One of the good industrial organizations are enganging contract workers in the main production or manufacturing process for support to their regular workers. Is there any restrictions under the law for enganging such contract labour to the main production activity for any organization?
Also, if the contractor is not paying minimum wages as per the prescribed applicable minimum wages act . Is there any binding for the principal employer to pay the wage according to law? (or should have to pay the difference of the decided minimum wages and the actual paid wages by contractor)
Please advice in this regard...
Atul

From India, Sholapur
svsrana
41

let me cite an example to clear the concept of "core work".
In a garment manufacturing facility, the entire factory can be outsourced. i have noticed the same in one case, the core competency is "designing" ie artists/designers etc not fabrication of clothes.
for the wages section refer to articles on Contract labour posted in CiteHR.
surya

From India, Delhi
bhushan dahanukar
15

Dear Atul,
As per Law, you cannot engaged contract labour directly on production line. The contract labour can be engaged in job which is connected to production like repair of machinery, installation of machinery, fabrication work , Civil, electrical work etc. Also, his job can be pernenial or casual nature.
if your contractor is not paying minimum wages, make him understand the law & put control on him. Ask him to pay or else, the Principal Employer is responsible to pay wages to labour.
regs
Bhushan Dahanukar

From India, Mumbai
svsrana
41

Bhushan is perfectly right in the interpretation of what constitutes "core job" in the conventional sense.

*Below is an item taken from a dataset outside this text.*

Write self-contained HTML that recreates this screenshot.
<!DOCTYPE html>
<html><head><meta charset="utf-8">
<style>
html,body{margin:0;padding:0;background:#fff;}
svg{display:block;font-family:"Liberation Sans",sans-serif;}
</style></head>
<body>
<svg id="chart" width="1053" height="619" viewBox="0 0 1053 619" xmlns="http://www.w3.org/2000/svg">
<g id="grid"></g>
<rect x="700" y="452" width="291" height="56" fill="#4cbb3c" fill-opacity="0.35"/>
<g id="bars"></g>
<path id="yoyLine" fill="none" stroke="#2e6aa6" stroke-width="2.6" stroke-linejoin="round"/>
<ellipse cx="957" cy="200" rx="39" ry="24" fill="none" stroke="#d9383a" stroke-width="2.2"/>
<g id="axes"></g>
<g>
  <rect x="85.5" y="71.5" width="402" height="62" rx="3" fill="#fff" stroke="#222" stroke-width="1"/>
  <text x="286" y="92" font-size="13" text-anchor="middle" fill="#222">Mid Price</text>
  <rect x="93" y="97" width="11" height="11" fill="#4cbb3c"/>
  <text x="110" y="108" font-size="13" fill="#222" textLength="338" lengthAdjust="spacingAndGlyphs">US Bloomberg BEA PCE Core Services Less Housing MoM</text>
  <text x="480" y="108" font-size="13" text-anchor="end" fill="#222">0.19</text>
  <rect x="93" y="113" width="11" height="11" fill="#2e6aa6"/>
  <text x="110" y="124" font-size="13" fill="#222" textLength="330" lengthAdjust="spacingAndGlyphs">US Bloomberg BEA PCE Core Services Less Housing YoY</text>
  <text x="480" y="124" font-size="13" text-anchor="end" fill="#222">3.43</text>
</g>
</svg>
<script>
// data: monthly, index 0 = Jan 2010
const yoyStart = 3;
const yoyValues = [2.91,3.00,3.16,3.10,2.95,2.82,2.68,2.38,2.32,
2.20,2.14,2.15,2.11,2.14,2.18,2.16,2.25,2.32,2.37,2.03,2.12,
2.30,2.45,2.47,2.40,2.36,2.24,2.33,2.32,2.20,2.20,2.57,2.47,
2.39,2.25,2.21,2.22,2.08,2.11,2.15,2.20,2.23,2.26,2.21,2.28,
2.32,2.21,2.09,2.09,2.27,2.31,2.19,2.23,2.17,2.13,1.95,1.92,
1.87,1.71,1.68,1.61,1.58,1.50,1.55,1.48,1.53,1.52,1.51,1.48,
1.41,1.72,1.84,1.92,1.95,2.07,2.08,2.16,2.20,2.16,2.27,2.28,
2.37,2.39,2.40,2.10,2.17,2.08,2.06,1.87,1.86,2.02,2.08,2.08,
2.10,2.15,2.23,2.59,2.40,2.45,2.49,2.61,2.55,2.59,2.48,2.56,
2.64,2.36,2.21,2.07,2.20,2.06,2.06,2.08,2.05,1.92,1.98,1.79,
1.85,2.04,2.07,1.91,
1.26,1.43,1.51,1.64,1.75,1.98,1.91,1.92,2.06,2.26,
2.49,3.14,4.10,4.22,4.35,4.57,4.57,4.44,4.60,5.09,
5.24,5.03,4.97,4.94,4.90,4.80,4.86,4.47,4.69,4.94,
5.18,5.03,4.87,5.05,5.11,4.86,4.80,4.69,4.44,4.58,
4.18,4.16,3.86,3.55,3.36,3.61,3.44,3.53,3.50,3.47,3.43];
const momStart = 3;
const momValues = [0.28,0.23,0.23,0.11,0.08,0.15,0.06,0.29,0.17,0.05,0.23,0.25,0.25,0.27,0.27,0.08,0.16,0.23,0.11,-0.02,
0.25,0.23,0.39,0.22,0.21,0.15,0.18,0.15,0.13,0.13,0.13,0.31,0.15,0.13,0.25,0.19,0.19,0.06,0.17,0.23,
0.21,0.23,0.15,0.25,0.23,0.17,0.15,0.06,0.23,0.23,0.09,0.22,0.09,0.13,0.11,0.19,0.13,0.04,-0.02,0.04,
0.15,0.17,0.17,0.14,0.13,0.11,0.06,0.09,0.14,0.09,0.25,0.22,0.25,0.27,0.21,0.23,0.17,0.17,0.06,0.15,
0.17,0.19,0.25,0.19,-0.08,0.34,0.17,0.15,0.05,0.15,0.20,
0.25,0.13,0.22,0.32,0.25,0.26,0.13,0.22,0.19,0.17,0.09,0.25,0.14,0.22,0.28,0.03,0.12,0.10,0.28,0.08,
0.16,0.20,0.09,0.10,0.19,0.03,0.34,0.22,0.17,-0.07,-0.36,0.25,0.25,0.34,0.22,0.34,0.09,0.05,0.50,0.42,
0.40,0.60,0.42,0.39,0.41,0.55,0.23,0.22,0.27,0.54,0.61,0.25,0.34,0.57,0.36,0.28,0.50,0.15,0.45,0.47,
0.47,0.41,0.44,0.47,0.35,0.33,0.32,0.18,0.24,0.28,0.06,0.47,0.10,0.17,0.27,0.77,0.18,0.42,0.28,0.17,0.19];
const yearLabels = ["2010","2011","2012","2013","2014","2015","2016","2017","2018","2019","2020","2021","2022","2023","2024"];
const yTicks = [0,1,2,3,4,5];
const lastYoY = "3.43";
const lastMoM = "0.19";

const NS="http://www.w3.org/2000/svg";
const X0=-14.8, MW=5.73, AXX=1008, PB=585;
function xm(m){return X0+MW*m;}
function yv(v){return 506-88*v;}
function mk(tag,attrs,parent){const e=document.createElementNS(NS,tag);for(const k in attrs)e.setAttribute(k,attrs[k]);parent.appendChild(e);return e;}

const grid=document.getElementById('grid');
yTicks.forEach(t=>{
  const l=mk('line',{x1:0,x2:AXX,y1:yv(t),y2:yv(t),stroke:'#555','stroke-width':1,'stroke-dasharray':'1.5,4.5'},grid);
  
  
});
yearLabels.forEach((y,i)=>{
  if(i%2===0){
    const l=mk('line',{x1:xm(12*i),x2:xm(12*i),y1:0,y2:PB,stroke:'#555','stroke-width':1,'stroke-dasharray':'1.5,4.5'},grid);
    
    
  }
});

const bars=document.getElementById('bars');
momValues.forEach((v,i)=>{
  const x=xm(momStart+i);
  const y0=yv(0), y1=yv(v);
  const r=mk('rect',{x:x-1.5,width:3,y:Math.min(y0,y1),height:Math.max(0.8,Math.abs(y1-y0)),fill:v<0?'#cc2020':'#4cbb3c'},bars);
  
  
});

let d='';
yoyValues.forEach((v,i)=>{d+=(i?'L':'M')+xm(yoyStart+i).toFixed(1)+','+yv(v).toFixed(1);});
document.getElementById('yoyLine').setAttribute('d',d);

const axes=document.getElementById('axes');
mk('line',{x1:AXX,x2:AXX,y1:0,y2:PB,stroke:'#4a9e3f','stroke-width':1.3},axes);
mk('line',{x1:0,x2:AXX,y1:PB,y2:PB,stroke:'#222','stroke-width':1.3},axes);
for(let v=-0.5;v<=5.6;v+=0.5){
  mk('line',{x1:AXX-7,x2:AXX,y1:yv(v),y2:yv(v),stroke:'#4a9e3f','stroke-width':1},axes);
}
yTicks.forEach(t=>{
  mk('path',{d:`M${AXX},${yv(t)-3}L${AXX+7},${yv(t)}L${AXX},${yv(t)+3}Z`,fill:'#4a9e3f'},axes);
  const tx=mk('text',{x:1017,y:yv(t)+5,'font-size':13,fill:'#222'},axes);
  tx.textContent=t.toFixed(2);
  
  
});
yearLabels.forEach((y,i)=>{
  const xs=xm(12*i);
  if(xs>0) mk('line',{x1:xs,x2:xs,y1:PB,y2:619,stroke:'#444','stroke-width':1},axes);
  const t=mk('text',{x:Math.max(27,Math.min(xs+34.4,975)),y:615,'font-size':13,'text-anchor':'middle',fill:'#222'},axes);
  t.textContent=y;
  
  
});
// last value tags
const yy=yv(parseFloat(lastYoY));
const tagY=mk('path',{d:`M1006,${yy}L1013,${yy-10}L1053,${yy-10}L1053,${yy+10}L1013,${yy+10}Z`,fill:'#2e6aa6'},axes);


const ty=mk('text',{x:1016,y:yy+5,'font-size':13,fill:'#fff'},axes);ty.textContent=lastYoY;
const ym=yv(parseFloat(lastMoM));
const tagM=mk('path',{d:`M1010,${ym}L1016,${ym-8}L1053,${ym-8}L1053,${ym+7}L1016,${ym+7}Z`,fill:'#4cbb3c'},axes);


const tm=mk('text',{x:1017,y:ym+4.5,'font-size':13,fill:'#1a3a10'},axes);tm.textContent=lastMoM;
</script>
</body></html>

depending on case to case basis, let us refer to the previous example of garment manufacturers wherein from "customs perspective" only stitching (tailors), cutting and inventory (fabric stores) records are relevant for a product to be considered as "Made in India".

some other jobs which are equally important/ core and perenial in nature like finishing/ washing etc fail to make it.

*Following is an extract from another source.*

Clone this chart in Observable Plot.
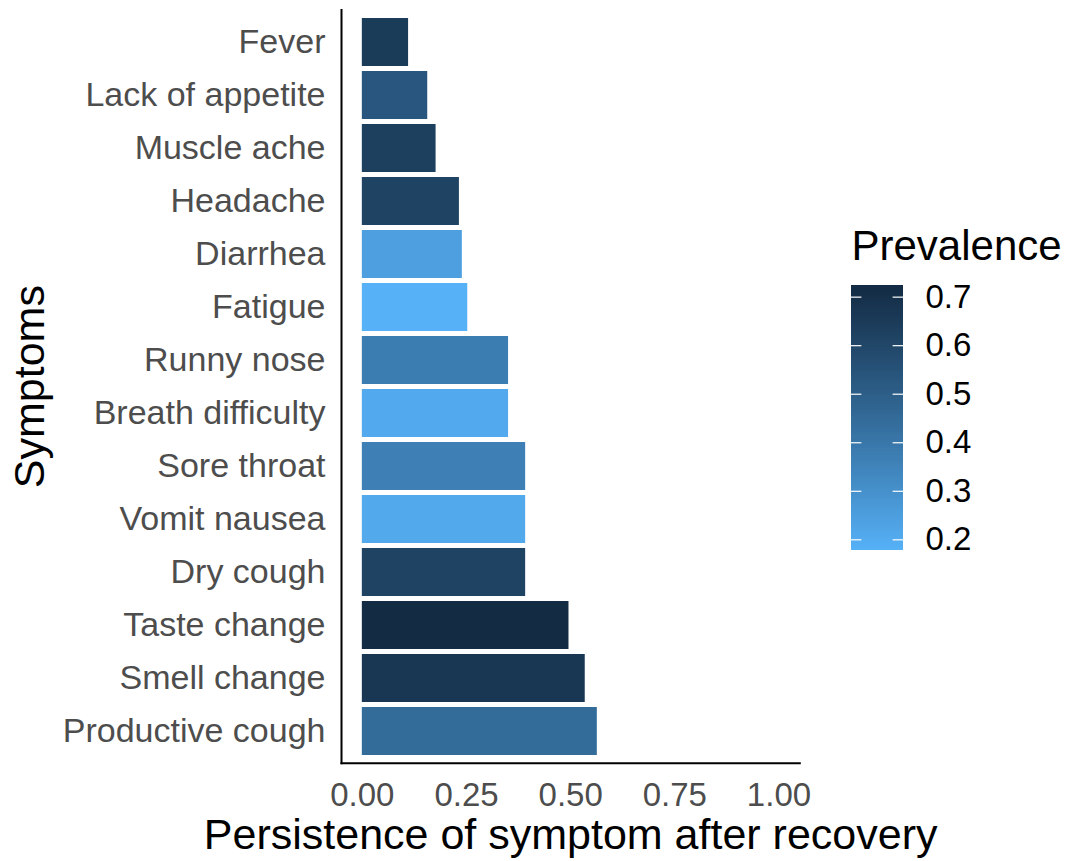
<!DOCTYPE html>
<html>
<head>
<meta charset="utf-8">
<script src="https://cdn.jsdelivr.net/npm/d3@7"></script>
<script src="https://cdn.jsdelivr.net/npm/@observablehq/plot@0.6"></script>
<style>
  html, body { margin: 0; padding: 0; background: white; }
  #wrap { position: relative; width: 1072px; height: 861px; font-family: "Liberation Sans", Arial, sans-serif; }
  #main { position: absolute; left: 0; top: 0; }
  #legend { position: absolute; left: 830px; top: 0; }
</style>
</head>
<body>
<div id="wrap"><div id="main"></div><div id="legend"></div></div>
<script>
const symptoms = ["Fever","Lack of appetite","Muscle ache","Headache","Diarrhea","Fatigue","Runny nose","Breath difficulty","Sore throat","Vomit nausea","Dry cough","Taste change","Smell change","Productive cough"];
const persistence = [0.111,0.157,0.177,0.233,0.240,0.253,0.351,0.351,0.392,0.392,0.392,0.496,0.535,0.564];
const prevalence = [0.648,0.532,0.630,0.615,0.246,0.178,0.376,0.207,0.365,0.209,0.615,0.720,0.672,0.448];
const legendTicks = [0.2,0.3,0.4,0.5,0.6,0.7];
const xTicks = [0,0.25,0.5,0.75,1];

const data = symptoms.map((s,i) => ({symptom: s, persistence: persistence[i], prevalence: prevalence[i]}));
const colorScale = {type: "linear", domain: [0.178, 0.724], range: ["#56B1F7", "#132B43"], interpolate: "lab"};
const font = "Liberation Sans, Arial, sans-serif";

const main = Plot.plot({
  width: 1072, height: 861,
  marginLeft: 341, marginRight: 272.7, marginTop: 9.5, marginBottom: 98.2,
  style: {fontFamily: font, background: "transparent"},
  x: {domain: [-0.05, 1.05]},
  y: {domain: symptoms, paddingInner: 0.1, paddingOuter: 0.15},
  color: colorScale,
  marks: [
    Plot.barX(data, {x: "persistence", y: "symptom", fill: "prevalence"}),
    Plot.axisY({tickSize: 0, tickPadding: 16, fontSize: 34, color: "#4D4D4D", label: null}),
    Plot.axisX({ticks: xTicks, tickFormat: d3.format(".2f"), tickSize: 0, tickPadding: 19, fontSize: 33, color: "#4D4D4D", label: null}),
    Plot.frame({anchor: "left", stroke: "black", strokeWidth: 2}),
    Plot.frame({anchor: "bottom", stroke: "black", strokeWidth: 2}),
    Plot.text(["Persistence of symptom after recovery"], {frameAnchor: "bottom", dy: 72, fontSize: 43, fill: "black", lineAnchor: "middle", textAnchor: "middle"}),
    Plot.text(["Symptoms"], {frameAnchor: "left", dx: -311, rotate: -90, fontSize: 43, fill: "black", lineAnchor: "middle", textAnchor: "middle"})
  ]
});
document.getElementById("main").appendChild(main);

const lo = 0.178, hi = 0.724, n = 120, step = (hi - lo) / n;
const steps = d3.range(n).map(i => lo + i * step);
const legend = Plot.plot({
  width: 242, height: 861,
  marginLeft: 21, marginRight: 169, marginTop: 285, marginBottom: 311,
  style: {fontFamily: font, background: "transparent"},
  x: {domain: [0, 1], axis: null},
  y: {domain: [lo, hi]},
  color: colorScale,
  marks: [
    Plot.rect(steps, {x1: 0, x2: 1, y1: d => d, y2: d => Math.min(hi, d + step * 2), fill: d => d + step / 2, shapeRendering: "crispEdges"}),
    Plot.ruleY(legendTicks, {x1: 0, x2: 0.2, stroke: "white", strokeWidth: 1.2}),
    Plot.ruleY(legendTicks, {x1: 0.8, x2: 1, stroke: "white", strokeWidth: 1.2}),
    Plot.axisY({anchor: "right", ticks: legendTicks, tickFormat: d3.format(".1f"), tickSize: 0, tickPadding: 22, fontSize: 33, color: "black", label: null}),
    Plot.text(["Prevalence"], {frameAnchor: "top-left", dy: -39, textAnchor: "start", fontSize: 42, fill: "black", lineAnchor: "middle"})
  ]
});
document.getElementById("legend").appendChild(legend);
</script>
</body>
</html>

CLRA was formulated with one single idea in mind: regulating the lives of unorganised workers involved in construction. these people were hired for a project, had no social support and hazardous work conditions.

over the period of time the act has come to be applied everywhere.

Core and Non core activities are difficult to define for most companies. however the example of garment manufacturing firm which i have given perviously is US owned, the management belives creativity is the core proposition and rest all jobs are incidental to the core.